Nvidia (NASDAQ:NVDA) was in the spotlight on Monday after investment firms UBS and Wolfe Research raised their price targets, noting that recent checks indicate that demand for its upcoming Blackwell line is "exceedingly robust."
Shares rose 2% in late trading.
Based on the recent checks into Blackwell, it's likely that Nvidia could earn roughly $5 per share in 2025 as the order pipeline for NVL72 and NVL36 is "materially larger" than it was just two months as the budgets for the major hyperscalers firm up, UBS analyst Timothy Arcuri said.

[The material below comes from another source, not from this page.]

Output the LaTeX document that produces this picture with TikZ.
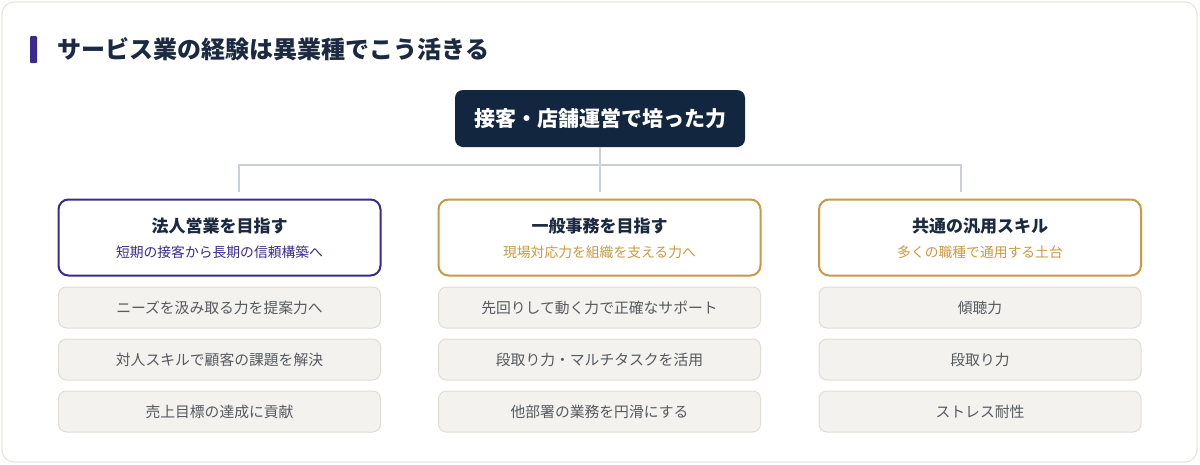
\documentclass[tikz,border=0pt]{standalone}
\usepackage{fontspec}
\setmainfont{Noto Sans CJK JP}
\definecolor{navy}{HTML}{12263F}
\definecolor{titlec}{HTML}{1B2A41}
\definecolor{purp}{HTML}{3B2A8C}
\definecolor{gold}{HTML}{C99A45}
\definecolor{linec}{HTML}{C9D0D8}
\definecolor{itemfill}{HTML}{F4F2EE}
\definecolor{itemdraw}{HTML}{E0DDD5}
\definecolor{itemtext}{HTML}{555A60}
\definecolor{cardline}{HTML}{E9E7DD}
\begin{document}
\begin{tikzpicture}[x=1pt,y=-1pt,
  card/.style={draw=cardline,line width=1.2pt,fill=white,rounded corners=12pt},
  topbox/.style={fill=navy,rounded corners=8pt,minimum width=290pt,minimum height=57pt,text=white,font=\bfseries\fontsize{21}{24}\selectfont},
  headbox/.style={draw=#1,line width=2pt,fill=white,rounded corners=10pt,minimum width=322pt,minimum height=76pt},
  itembox/.style={draw=itemdraw,line width=1pt,fill=itemfill,rounded corners=8pt,minimum width=322pt,minimum height=41pt,text=itemtext,font=\fontsize{14.8}{17}\selectfont},
  conn/.style={draw=linec,line width=2pt},
  htitle/.style={text=titlec,font=\bfseries\fontsize{17}{20}\selectfont},
  hsub/.style={text=#1,font=\fontsize{13.8}{16}\selectfont}
]
\useasboundingbox (0,0) rectangle (1200,464);
\path[card] (2,2) rectangle (1197,462);
\fill[purp,rounded corners=1pt] (30,36) rectangle (37,63);
\node[anchor=west,text=titlec,font=\bfseries\fontsize{24}{28}\selectfont] (title) at (54,49.5) {サービス業の経験は異業種でこう活きる};
\node[topbox] (top) at (600,118.5) {接客・店舗運営で培った力};
% columns
\node[headbox=purp] (h1) at (219.5,237.5) {};
\node[headbox=gold] (h2) at (599.5,237.5) {};
\node[headbox=gold] (h3) at (980,237.5) {};
\node[htitle] (h1t) at (219.5,226) {法人営業を目指す};
\node[hsub=purp] (h1s) at (219.5,252) {短期の接客から長期の信頼構築へ};
\node[htitle] (h2t) at (599.5,226) {一般事務を目指す};
\node[hsub=gold] (h2s) at (599.5,252) {現場対応力を組織を支える力へ};
\node[htitle] (h3t) at (980,226) {共通の汎用スキル};
\node[hsub=gold] (h3s) at (980,252) {多くの職種で通用する土台};
% connectors
\coordinate (j) at (600,165);
\coordinate (d1) at (239,192);
\coordinate (d2) at (600,192);
\coordinate (d3) at (961,192);
\draw[conn] (top.south) -- (j);
\draw[conn] (d1) |- (j);
\draw[conn] (d3) |- (j);
\draw[conn] (j) -- (d2);
% items
\node[itembox] (a1) at (219.5,307.5) {ニーズを汲み取る力を提案力へ};
\node[itembox] (a2) at (219.5,359.5) {対人スキルで顧客の課題を解決};
\node[itembox] (a3) at (219.5,411.5) {売上目標の達成に貢献};
\node[itembox] (b1) at (599.5,307.5) {先回りして動く力で正確なサポート};
\node[itembox] (b2) at (599.5,359.5) {段取り力・マルチタスクを活用};
\node[itembox] (b3) at (599.5,411.5) {他部署の業務を円滑にする};
\node[itembox] (c1) at (980,307.5) {傾聴力};
\node[itembox] (c2) at (980,359.5) {段取り力};
\node[itembox] (c3) at (980,411.5) {ストレス耐性};
\end{tikzpicture}
\end{document}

Arcuri raised his price target to $150 from $120 as a result.
Additionally, investors may reap the rewards as a "wall of worry" has cropped up in recent weeks, Arcuri said, pointing out that sentiment has faded in recent memory. (Nvidia received a rare downgrade last week from New Street Research.)
Wolfe analyst Chris Caso also raised his price target to $150, noting that recent checks indicate a path to 50% or more content growth for Nvidia's GPUs in 2025, with incremental upside coming from unit growth and better networking attach rates.
"Since we think it's very early to know where CY25 GPU units will ultimately land we are presently remaining conservative with AI server unit assumptions in our model - but we do think unit growth can provide a source of further upside to our newly revised numbers," Caso wrote in a note to clients.
This story has been updated to include information from Wolfe Research.